I keep trying to find an orderly way out of this feeling. I keep asking myself what I want. I want to go back to Michigan (because I miss my friends–but I suspect that once I’m there, I’ll be itchy to leave again). I want to go back to Pennsylvania and stay (but can I find a job? Is there a program I can get into? Can I afford it? What about Pennsylvania speaks to me? What if that was just a fleeting thing?). I would love to go back to Maine (job? School? Both? What if my love affair with Maine was just a summer fling and living there wouldn’t actually make me happy? What if I actually want to be in Pennsylvania now?). I would like to teach (but probably not in public schools, and if I did teach, what would I teach?

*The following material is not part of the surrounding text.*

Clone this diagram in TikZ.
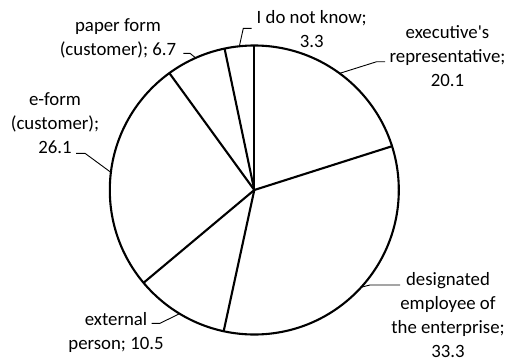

Can I be that organized? Was I as organized as I thought I was at camp? Am I actually a good teacher). I want to move far away (but somewhere where I can have friends and not be alone all the time). I want to live somewhere where I can have a cat. I want to be close to water (but somewhere that gets snow). I want to travel (but have a home to come back to). I would like to live in a city (but somewhere where I can find trees).
I can see how I want my life to be, but I don’t know how to get there. And my compass is silent with exhaustion.